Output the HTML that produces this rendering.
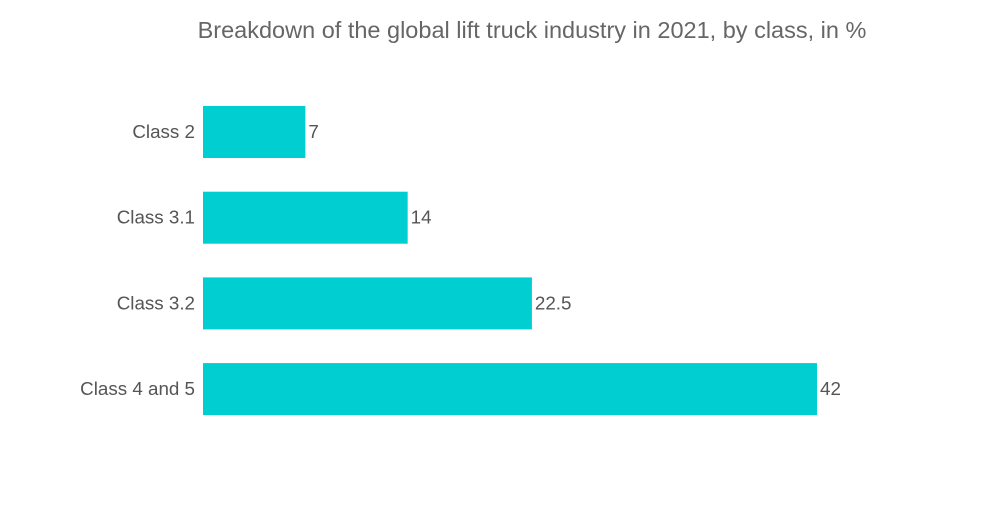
<!DOCTYPE html>
<html><head><meta charset="utf-8"><style>
body{margin:0;background:#fff;width:1000px;height:504px;overflow:hidden;font-family:"Liberation Sans",sans-serif}
</style></head><body>
<svg id="chart" width="1000" height="504">
<text x="532" y="38" text-anchor="middle" font-size="23.5" fill="#666">Breakdown of the global lift truck industry in 2021, by class, in %</text>
<g id="bars"></g>
</svg>
<script>
const categories=["Class 2","Class 3.1","Class 3.2","Class 4 and 5"];
const values=[7,14,22.5,42];
const valueLabels=["7","14","22.5","42"];
const x0=203, scale=614/42, y0=106, step=85.7, bh=52;
const g=document.getElementById('bars');
const ns='http://www.w3.org/2000/svg';
categories.forEach((c,i)=>{
  const y=y0+i*step, w=values[i]*scale;
  const r=document.createElementNS(ns,'rect');
  r.setAttribute('x',x0);r.setAttribute('y',y);r.setAttribute('width',w);r.setAttribute('height',bh);r.setAttribute('fill','#00CED1');
  
  
  g.appendChild(r);
  const l=document.createElementNS(ns,'text');
  l.setAttribute('x',x0-8);l.setAttribute('y',y+bh/2+6);l.setAttribute('text-anchor','end');l.setAttribute('font-size','18.8');l.setAttribute('fill','#555');
  l.textContent=c;
  
  
  g.appendChild(l);
  const v=document.createElementNS(ns,'text');
  v.setAttribute('x',x0+w+3);v.setAttribute('y',y+bh/2+6);v.setAttribute('font-size','18.8');v.setAttribute('fill','#555');
  v.textContent=valueLabels[i];
  
  
  g.appendChild(v);
});
</script>
</body></html>
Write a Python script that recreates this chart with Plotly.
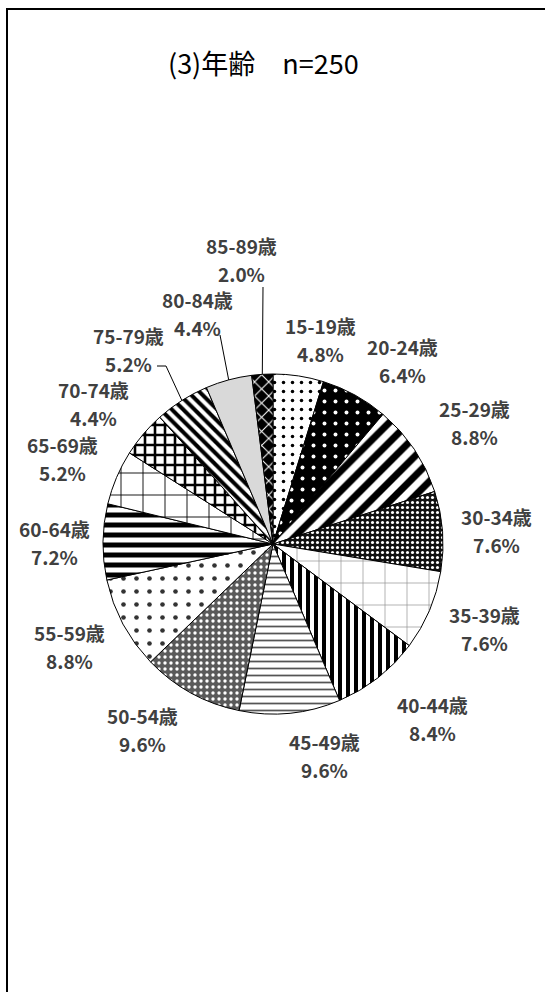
import math
import plotly.graph_objects as go

# ---------------- data ----------------
categories = ["15-19歳", "20-24歳", "25-29歳", "30-34歳", "35-39歳",
              "40-44歳", "45-49歳", "50-54歳", "55-59歳", "60-64歳",
              "65-69歳", "70-74歳", "75-79歳", "80-84歳", "85-89歳"]
percent = [4.8, 6.4, 8.8, 7.6, 7.6, 8.4, 9.6, 9.6, 8.8, 7.2, 5.2, 4.4, 5.2, 4.4, 2.0]
title_text = "(3)年齢\u3000n=250"

# ---------------- layout / style ----------------
W, H = 545, 992
CX, CY, R = 273, 544, 170          # pie centre and radius (pixels)
LABEL_COLOR = "#404040"
LABEL_FONT = "Noto Sans CJK JP"
LABEL_SIZE = 19
LINE_GAP = 28                      # distance between the two label lines

# (shape, fgcolor, bgcolor, size, solidity)
patterns = [
    (".", "#000000", "#ffffff", 9, 0.12),   # 15-19 white, dark dots
    (".", "#ffffff", "#000000", 11, 0.10),  # 20-24 black, white dots
    ("/", "#000000", "#ffffff", 14, 0.50),  # 25-29 wide diagonal stripes
    (".", "#ffffff", "#111111", 5, 0.30),   # 30-34 dark fine checker
    ("+", "#8c8c8c", "#ffffff", 22, 0.06),  # 35-39 dotted grid
    ("|", "#000000", "#ffffff", 8, 0.50),   # 40-44 vertical stripes
    ("-", "#555555", "#ffffff", 7, 0.25),   # 45-49 wavy lines
    (".", "#ffffff", "#5a5a5a", 6, 0.25),   # 50-54 grey fine checker
    (".", "#333333", "#ffffff", 13, 0.10),  # 55-59 scattered marks
    ("-", "#000000", "#ffffff", 10, 0.50),  # 60-64 horizontal stripes
    ("+", "#000000", "#ffffff", 22, 0.08),  # 65-69 grid
    ("+", "#000000", "#ffffff", 10, 0.45),  # 70-74 checkerboard
    ("\\", "#000000", "#ffffff", 8, 0.50),  # 75-79 thin diagonal stripes
    ("", "#d9d9d9", "#d9d9d9", 8, 0.30),    # 80-84 light grey
    ("x", "#ffffff", "#000000", 10, 0.20),  # 85-89 black lattice
]

# labels that the original chart pulled away from their slices:
# centre offset from pie centre (px) and leader-line points relative to the label centre
label_overrides = {
    "85-89歳": dict(dx=-32, dy=-285, line=[(22, 28)]),
    "80-84歳": dict(dx=-76, dy=-231, line=[(23, 22)]),
    "75-79歳": dict(dx=-145, dy=-195, line=[(38, 17), (29, 17)]),
}
# small nudges (px) of the automatically placed labels, as in the original layout
label_nudges = {
    "15-19歳": (15, 7), "20-24歳": (25, 7), "25-29歳": (9, 7), "30-34歳": (0, 3),
    "35-39歳": (2, -4), "40-44歳": (23, 1), "45-49歳": (30, -2), "50-54歳": (-26, -5),
    "55-59歳": (-2, -5), "60-64歳": (5, 1), "65-69歳": (-2, 3), "70-74歳": (-6, 7),
}
BOX_HALF_W, BOX_HALF_H, GAP = 36, 26, 18

fig = go.Figure()

fig.add_trace(go.Pie(
    labels=categories,
    values=percent,
    sort=False,
    direction="clockwise",
    rotation=0,
    textinfo="none",
    hoverinfo="label+percent",
    showlegend=False,
    domain=dict(x=[(CX - R) / W, (CX + R) / W], y=[1 - (CY + R) / H, 1 - (CY - R) / H]),
    marker=dict(
        colors=[p[2] for p in patterns],
        line=dict(color="#000000", width=1),
        pattern=dict(
            shape=[p[0] for p in patterns],
            fgcolor=[p[1] for p in patterns],
            bgcolor=[p[2] for p in patterns],
            size=[p[3] for p in patterns],
            solidity=[p[4] for p in patterns],
            fillmode="replace",
        ),
    ),
))

# pixel coordinate system over the whole figure
fig.update_xaxes(range=[0, W], visible=False, fixedrange=True, domain=[0, 1])
fig.update_yaxes(range=[H, 0], visible=False, fixedrange=True, domain=[0, 1])
fig.add_trace(go.Scatter(x=[0], y=[0], mode="markers", marker=dict(opacity=0),
                         hoverinfo="skip", showlegend=False))

annotations = []
shapes = []
total = sum(percent)
cum = 0.0
for cat, v in zip(categories, percent):
    mid = (cum + v / 2) / total * 2 * math.pi
    cum += v
    s, c = math.sin(mid), math.cos(mid)
    if cat in label_overrides:
        o = label_overrides[cat]
        lx, ly = CX + o["dx"], CY + o["dy"]
        ex, ey = CX + R * s, CY - R * c
        pts = [(ex, ey)] + [(lx + px, ly + py) for px, py in o["line"]]
        path = "M " + " L ".join(f"{x:.1f},{y:.1f}" for x, y in pts)
        shapes.append(dict(type="path", xref="x", yref="y", path=path,
                           line=dict(color="#000000", width=1)))
    else:
        ext = min(BOX_HALF_W / max(abs(s), 1e-6), BOX_HALF_H / max(abs(c), 1e-6))
        d = R + GAP + ext
        nx, ny = label_nudges.get(cat, (0, 0))
        lx, ly = CX + d * s + nx, CY - d * c + ny
    for k, line_text in enumerate([cat, f"{v / total * 100:.1f}%"]):
        annotations.append(dict(
            x=lx, y=ly + (k - 0.5) * LINE_GAP, xref="x", yref="y", text=line_text,
            showarrow=False, xanchor="center", yanchor="middle",
            font=dict(family=LABEL_FONT, size=LABEL_SIZE, color=LABEL_COLOR, weight="bold"),
        ))

annotations.append(dict(
    x=263, y=62, xref="x", yref="y", text=title_text, showarrow=False,
    xanchor="center", yanchor="middle",
    font=dict(family=LABEL_FONT, size=27, color="#000000"),
))

# outer frame (runs off the right and bottom edges)
shapes.append(dict(type="rect", xref="x", yref="y", x0=7, y0=9, x1=W + 40, y1=H + 40,
                   line=dict(color="#000000", width=2), fillcolor="rgba(0,0,0,0)",
                   layer="below"))

fig.update_layout(
    width=W, height=H,
    margin=dict(l=0, r=0, t=0, b=0),
    paper_bgcolor="#ffffff", plot_bgcolor="#ffffff",
    annotations=annotations, shapes=shapes,
    showlegend=False,
)

fig.write_html("out.html",
               config={"displayModeBar": False},
               post_script="document.body.style.margin='0';document.body.style.padding='0';")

_What to do_. Extract every line above containing the word "chart".

_Exercise solution_.
<svg id="chart" width="1000" height="504">
Write a Python script that recreates this chart with Plotly.
# labels that the original chart pulled away from their slices:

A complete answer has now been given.